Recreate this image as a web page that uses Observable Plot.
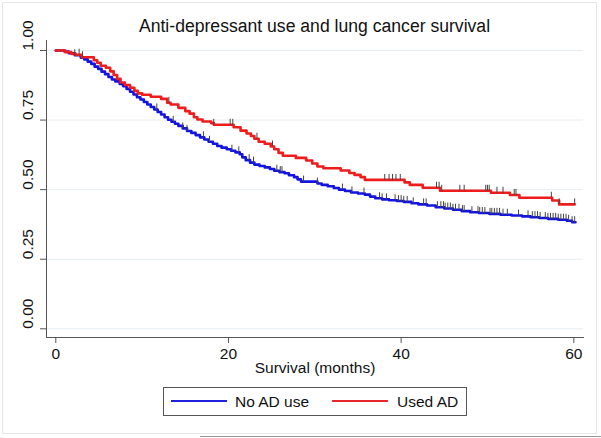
<!DOCTYPE html>
<html>
<head>
<meta charset="utf-8">
<script src="https://cdn.jsdelivr.net/npm/d3@7"></script>
<script src="https://cdn.jsdelivr.net/npm/@observablehq/plot@0.6"></script>
<style>
  html, body { margin: 0; padding: 0; background: #fff; }
  body { width: 601px; height: 438px; position: relative; overflow: hidden;
         font-family: "Liberation Sans", Arial, Helvetica, sans-serif; color: #111; }
  #outer { position: absolute; left: 2px; top: 2px; width: 595px; height: 432px;
           border: 1px solid #e6e6e6; box-sizing: border-box; }
  #title { position: absolute; left: 46px; width: 537px; top: 16px; text-align: center;
           font-size: 17.6px; line-height: 21px; z-index: 2; }
  #chart { position: absolute; left: 0; top: 0; z-index: 1; }
  #legend { position: absolute; left: 163px; top: 387px; width: 304px; height: 29px;
            border: 1px solid #555; box-sizing: border-box; font-size: 15.5px; }
  .sw { position: absolute; top: 12px; height: 2px; width: 56px; }
  .lt { position: absolute; top: 5px; line-height: 17px; }
  #artifact { position: absolute; left: 200px; top: 436px; width: 401px; height: 1px; background: #9a9a9a; }
</style>
</head>
<body>
<div id="outer"></div>
<div id="chart"></div>
<div id="title">Anti-depressant use and lung cancer survival</div>
<div id="legend">
  <div class="sw" style="left:7px; background:#1f1fe0;"></div>
  <div class="lt" style="left:71px;">No AD use</div>
  <div class="sw" style="left:168px; background:#e8262a;"></div>
  <div class="lt" style="left:233px;">Used AD</div>
</div>
<div id="artifact"></div>
<script>
// ---- Data ----
const groups = ["No AD use", "Used AD"];
const colors = ["#1414e0", "#ee1c1c"];

// Kaplan-Meier step curve: No AD use (time in months, survival)
const noAdTime = [0, 1.0, 1.5, 2.2, 2.9, 3.3, 3.7, 4.1, 4.5, 4.9, 5.3, 5.7, 6.1, 6.5, 6.9, 7.4, 7.8, 8.2, 8.6, 9.0,
  9.4, 9.8, 10.2, 10.6, 11.0, 11.4, 11.8, 12.2, 12.6, 13.0, 13.4, 13.8, 14.2, 14.7, 15.2, 15.7, 16.2, 16.7, 17.2, 17.7,
  18.2, 18.7, 19.2, 19.8, 20.3, 20.8, 21.3, 21.6, 22.0, 22.5, 23.0, 23.6, 24.2, 24.8, 25.3, 25.9, 26.5, 27.0, 27.6, 28.0,
  28.4, 30.3, 30.8, 31.5, 32.2, 32.8, 33.5, 34.2, 35.0, 35.8, 36.4, 37.0, 37.8, 38.6, 39.5, 40.3, 41.2, 42.0, 43.0, 44.0,
  45.0, 46.0, 47.0, 48.0, 49.0, 50.2, 51.5, 52.8, 54.0, 55.0, 56.0, 57.0, 58.2, 59.2, 59.8, 60.2];
const noAdSurv = [1.000, 0.996, 0.990, 0.983, 0.974, 0.968, 0.960, 0.952, 0.942, 0.934, 0.924, 0.915, 0.905, 0.896, 0.889, 0.880, 0.872, 0.862, 0.852, 0.842,
  0.832, 0.824, 0.815, 0.806, 0.797, 0.788, 0.779, 0.770, 0.760, 0.751, 0.744, 0.737, 0.729, 0.720, 0.711, 0.704, 0.696, 0.688, 0.680, 0.672,
  0.665, 0.657, 0.651, 0.645, 0.640, 0.634, 0.627, 0.616, 0.606, 0.597, 0.590, 0.585, 0.580, 0.574, 0.568, 0.563, 0.559, 0.552, 0.545, 0.537,
  0.529, 0.522, 0.517, 0.512, 0.506, 0.500, 0.495, 0.490, 0.486, 0.482, 0.475, 0.469, 0.465, 0.462, 0.459, 0.456, 0.451, 0.447, 0.443, 0.437,
  0.432, 0.428, 0.423, 0.419, 0.416, 0.413, 0.410, 0.407, 0.404, 0.401, 0.398, 0.395, 0.392, 0.388, 0.383, 0.383];

// Kaplan-Meier step curve: Used AD
const usedAdTime = [0, 1.1, 1.8, 2.3, 3.0, 4.4, 4.8, 5.2, 5.8, 6.3, 6.7, 7.1, 7.5, 8.0, 8.6, 9.1, 9.5, 10.0, 11.0, 12.2,
  12.9, 13.3, 14.2, 15.0, 15.5, 16.0, 16.4, 17.0, 18.0, 18.3, 20.6, 21.4, 22.1, 22.6, 23.0, 23.5, 24.2, 24.9, 25.3, 25.8,
  26.3, 27.8, 29.0, 29.7, 30.3, 31.0, 33.0, 34.0, 34.6, 35.3, 35.8, 40.4, 41.0, 42.5, 44.5, 50.4, 52.6, 53.7, 57.5, 58.3, 60.1];
const usedAdSurv = [1.000, 0.994, 0.988, 0.985, 0.976, 0.965, 0.956, 0.945, 0.938, 0.925, 0.912, 0.898, 0.885, 0.876, 0.866, 0.855, 0.846, 0.841, 0.834, 0.826,
  0.812, 0.806, 0.794, 0.782, 0.773, 0.760, 0.752, 0.745, 0.739, 0.733, 0.724, 0.712, 0.702, 0.693, 0.683, 0.672, 0.665, 0.655, 0.645, 0.632,
  0.622, 0.614, 0.605, 0.594, 0.583, 0.577, 0.569, 0.560, 0.553, 0.545, 0.535, 0.526, 0.517, 0.507, 0.496, 0.489, 0.481, 0.471, 0.461, 0.447, 0.447];

// Censoring times
const noAdCensor = [2.2, 11.7, 13.6, 14.7, 15.2, 17.1, 17.8, 20.4, 21.2, 22.4, 22.9, 25.6, 26.0, 26.2, 28.7, 30.3, 33.2, 34.3,
  35.7, 37.5, 37.8, 38.3, 39.3, 39.7, 40.0, 40.3, 40.7, 41.4, 42.6, 42.9, 44.2, 44.6, 44.9, 45.1, 45.4, 45.7, 46.0, 46.3,
  46.7, 47.1, 47.3, 48.2, 48.9, 49.1, 49.4, 49.7, 50.3, 50.5, 50.8, 51.1, 51.4, 51.8, 52.3, 53.6, 54.7, 55.2, 55.5, 55.8,
  56.1, 56.7, 57.0, 57.3, 57.6, 57.9, 58.2, 58.5, 58.8, 59.1, 59.4, 59.8, 60.1];
const usedAdCensor = [2.7, 3.1, 13.1, 18.3, 20.2, 20.5, 23.3, 25.1, 38.1, 38.6, 39.0, 39.4, 39.9, 44.1, 44.4, 44.7, 46.8, 47.3,
  49.8, 50.0, 50.2, 51.1, 51.8, 53.1, 53.3, 57.4, 58.3, 60.1];

const xTicks = [0, 20, 40, 60];
const yTicks = [0, 0.25, 0.5, 0.75, 1];
const xLabel = "Survival (months)";

// ---- Build tables ----
const curves = [
  noAdTime.map((t, i) => ({group: groups[0], t, s: noAdSurv[i]})),
  usedAdTime.map((t, i) => ({group: groups[1], t, s: usedAdSurv[i]}))
];
function survAt(curve, t) {
  let s = curve[0].s;
  for (const p of curve) { if (p.t <= t) s = p.s; else break; }
  return s;
}
const censors = [
  noAdCensor.map(t => ({group: groups[0], t, s: survAt(curves[0], t)})),
  usedAdCensor.map(t => ({group: groups[1], t, s: survAt(curves[1], t)}))
];
const tickSymbol = { draw(ctx) { ctx.moveTo(0, 0); ctx.lineTo(0, -6); } };

const chart = Plot.plot({
  width: 601,
  height: 382,
  marginLeft: 46, marginRight: 18, marginTop: 40, marginBottom: 45,
  x: {domain: [0, 60], insetLeft: 9.3, insetRight: 9.7},
  y: {domain: [0, 1], insetTop: 10, insetBottom: 8.7},
  style: {fontFamily: "'Liberation Sans', Arial, Helvetica, sans-serif", fontSize: "15.5px", color: "#111", background: "transparent"},
  marks: [
    Plot.gridY(yTicks, {stroke: "#e6edf2", strokeOpacity: 1}),
    Plot.frame({anchor: "left", stroke: "#555"}),
    Plot.frame({anchor: "bottom", stroke: "#555"}),
    Plot.axisY(yTicks, {tickSize: 6, tickFormat: () => "", stroke: "#555", label: null}),
    Plot.text(yTicks, {y: d => d, text: d => d.toFixed(2), frameAnchor: "left", dx: -18, rotate: -90, fontSize: 15.5, fill: "#111"}),
    Plot.axisX(xTicks, {tickSize: 6, tickPadding: 4, stroke: "#555", fontSize: 15.5, label: null, fill: "#111"}),
    Plot.text([xLabel], {frameAnchor: "bottom", dy: 35, fontSize: 15.5, fill: "#111"}),
    Plot.line(curves[0], {x: "t", y: "s", curve: "step-after", stroke: colors[0], strokeWidth: 2.6}),
    Plot.line(curves[1], {x: "t", y: "s", curve: "step-after", stroke: colors[1], strokeWidth: 2.6}),
    Plot.dot(censors[0], {x: "t", y: "s", symbol: tickSymbol, stroke: "#444", strokeWidth: 1, r: 3}),
    Plot.dot(censors[1], {x: "t", y: "s", symbol: tickSymbol, stroke: "#444", strokeWidth: 1, r: 3})
  ]
});
document.getElementById("chart").appendChild(chart);
</script>
</body>
</html>
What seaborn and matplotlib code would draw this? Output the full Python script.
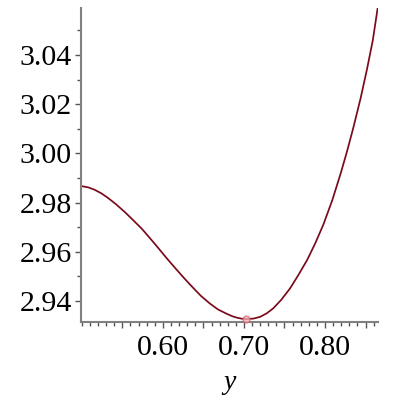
import numpy as np
import pandas as pd
import matplotlib
matplotlib.use("Agg")
import matplotlib.pyplot as plt
from matplotlib.ticker import MultipleLocator, FixedLocator, FixedFormatter
import seaborn as sns

# values
x_vals = [0.500, 0.508, 0.516, 0.524, 0.532, 0.542, 0.553, 0.563, 0.574, 0.584,
          0.594, 0.604, 0.615, 0.626, 0.637, 0.647, 0.658, 0.668, 0.679, 0.686,
          0.692, 0.698, 0.704, 0.712, 0.720, 0.728, 0.736, 0.746, 0.757, 0.767,
          0.778, 0.788, 0.798, 0.809, 0.819, 0.827, 0.835, 0.844, 0.852, 0.859, 0.865]
y_vals = [2.9867, 2.9862, 2.9852, 2.9838, 2.9820, 2.9794, 2.9762, 2.9730, 2.9694, 2.9656,
          2.9617, 2.9577, 2.9535, 2.9494, 2.9455, 2.9421, 2.9390, 2.9366, 2.9348, 2.9338,
          2.9332, 2.9328, 2.9327, 2.9329, 2.9336, 2.9350, 2.9370, 2.9405, 2.9452, 2.9505,
          2.9567, 2.9635, 2.9711, 2.9810, 2.9915, 3.0006, 3.0105, 3.0225, 3.0345, 3.0460, 3.0591]
min_x = [0.703]
min_y = [2.9327]

x_major = [0.55, 0.60, 0.65, 0.70, 0.75, 0.80, 0.85]
x_labels = ['', '0.60', '', '0.70', '', '0.80', '']
y_major = [2.94, 2.96, 2.98, 3.00, 3.02, 3.04]
y_labels = ['2.94', '2.96', '2.98', '3.00', '3.02', '3.04']

df = pd.DataFrame({'y': x_vals, 'f': y_vals})

sns.set_style("ticks")
plt.rcParams['font.family'] = ['Liberation Serif', 'DejaVu Serif']

fig = plt.figure(figsize=(4, 4), dpi=100)
ax = fig.add_axes([0.2025, 0.195, 0.7425, 0.785])

sns.lineplot(data=df, x='y', y='f', sort=False, estimator=None,
             color='#7a0a1a', linewidth=1.25, ax=ax)
ax.scatter(min_x, min_y, s=24, facecolor='#f4b0b6', edgecolor='#e0606c',
           linewidth=1.0, alpha=0.75, zorder=5, clip_on=False)

ax.set_xlim(0.499, 0.8654)
ax.set_ylim(2.9315, 3.0591)

ax.xaxis.set_major_locator(FixedLocator(x_major))
ax.xaxis.set_major_formatter(FixedFormatter(x_labels))
ax.xaxis.set_minor_locator(MultipleLocator(0.01))
ax.yaxis.set_major_locator(FixedLocator(y_major))
ax.yaxis.set_major_formatter(FixedFormatter(y_labels))
ax.yaxis.set_minor_locator(MultipleLocator(0.01))

ax.tick_params(which='major', length=4.5, width=1.0, color='#555555',
               labelsize=21.5, labelcolor='black', pad=2)
ax.tick_params(which='minor', length=3, width=1.0, color='#555555')
ax.tick_params(axis='x', which='major', pad=5)

for side in ['top', 'right']:
    ax.spines[side].set_visible(False)
for side in ['left', 'bottom']:
    ax.spines[side].set_color('#808080')
    ax.spines[side].set_linewidth(1.5)

ax.set_xlabel('y', fontstyle='italic', fontsize=20, labelpad=6, color='black')
ax.set_ylabel('')

fig.savefig('out.png', dpi=100)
--
Beginning at the line above that contains "What seaborn and", repeat each line exactly through the one that contains "ax.set_ylim(2.9315, 3.0591)", and leave out the pictures.

## Result of the exercise
What seaborn and matplotlib code would draw this? Output the full Python script.
import numpy as np
import pandas as pd
import matplotlib
matplotlib.use("Agg")
import matplotlib.pyplot as plt
from matplotlib.ticker import MultipleLocator, FixedLocator, FixedFormatter
import seaborn as sns

# values
x_vals = [0.500, 0.508, 0.516, 0.524, 0.532, 0.542, 0.553, 0.563, 0.574, 0.584,
          0.594, 0.604, 0.615, 0.626, 0.637, 0.647, 0.658, 0.668, 0.679, 0.686,
          0.692, 0.698, 0.704, 0.712, 0.720, 0.728, 0.736, 0.746, 0.757, 0.767,
          0.778, 0.788, 0.798, 0.809, 0.819, 0.827, 0.835, 0.844, 0.852, 0.859, 0.865]
y_vals = [2.9867, 2.9862, 2.9852, 2.9838, 2.9820, 2.9794, 2.9762, 2.9730, 2.9694, 2.9656,
          2.9617, 2.9577, 2.9535, 2.9494, 2.9455, 2.9421, 2.9390, 2.9366, 2.9348, 2.9338,
          2.9332, 2.9328, 2.9327, 2.9329, 2.9336, 2.9350, 2.9370, 2.9405, 2.9452, 2.9505,
          2.9567, 2.9635, 2.9711, 2.9810, 2.9915, 3.0006, 3.0105, 3.0225, 3.0345, 3.0460, 3.0591]
min_x = [0.703]
min_y = [2.9327]

x_major = [0.55, 0.60, 0.65, 0.70, 0.75, 0.80, 0.85]
x_labels = ['', '0.60', '', '0.70', '', '0.80', '']
y_major = [2.94, 2.96, 2.98, 3.00, 3.02, 3.04]
y_labels = ['2.94', '2.96', '2.98', '3.00', '3.02', '3.04']

df = pd.DataFrame({'y': x_vals, 'f': y_vals})

sns.set_style("ticks")
plt.rcParams['font.family'] = ['Liberation Serif', 'DejaVu Serif']

fig = plt.figure(figsize=(4, 4), dpi=100)
ax = fig.add_axes([0.2025, 0.195, 0.7425, 0.785])

sns.lineplot(data=df, x='y', y='f', sort=False, estimator=None,
             color='#7a0a1a', linewidth=1.25, ax=ax)
ax.scatter(min_x, min_y, s=24, facecolor='#f4b0b6', edgecolor='#e0606c',
           linewidth=1.0, alpha=0.75, zorder=5, clip_on=False)

ax.set_xlim(0.499, 0.8654)
ax.set_ylim(2.9315, 3.0591)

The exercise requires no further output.